Multiple major tech companies appear to be planning to use user data to train their artificial intelligence models.
In early August, video conferencing platform Zoom changed its terms of service to include the following provision:
“You consent to Zoom’s access, use, collection, creation, modification, distribution, processing, sharing, maintenance, and storage of Service Generated Data for any purpose, to the extent and in the manner permitted under applicable Law, including for the purpose of product and service development, marketing, analytics, quality assurance, machine learning or artificial intelligence (including for the purposes of training and tuning of algorithms and models)”
After facing public backlash, they reversed course and clarified that they don’t plan to utilize user data from calls to train their AI models. However, other companies appear to be heading in that direction.

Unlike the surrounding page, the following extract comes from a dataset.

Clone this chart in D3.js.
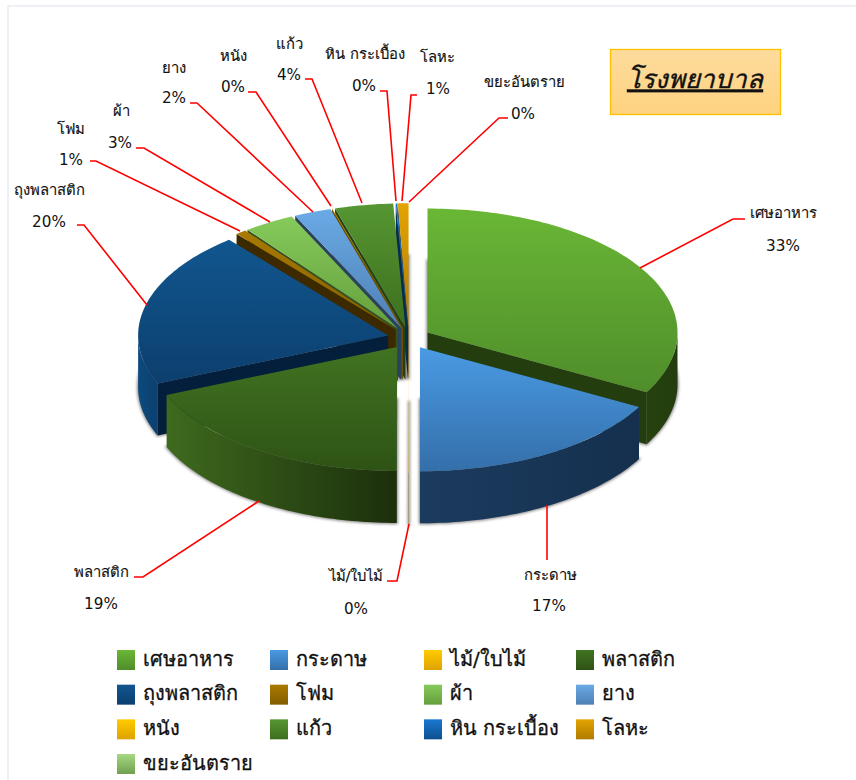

Earlier this week, a columnist from The Washington Post discovered that unless the user explicitly opts out, Google uses private data from their email to train its AI model.
Similarly, Meta took over a billion Instagram posts from public user accounts to train an AI model of their own.
One of the critical components for training new AI models is having a large amount of data. Current frontier models like GPT-4 are suspected to have been trained using virtually the entire public internet. But for companies to keep building bigger models, they will need even more data — and they are now turning to user data.
Researchers believe that once an AI model has seen private data during training, it is virtually impossible to make it forget that information. This means that new AI models that have been trained with private data may retain that information forever, and if they aren’t deployed safely, they may inadvertently share confidential information (such as an individual’s private conversations or health data) with other users.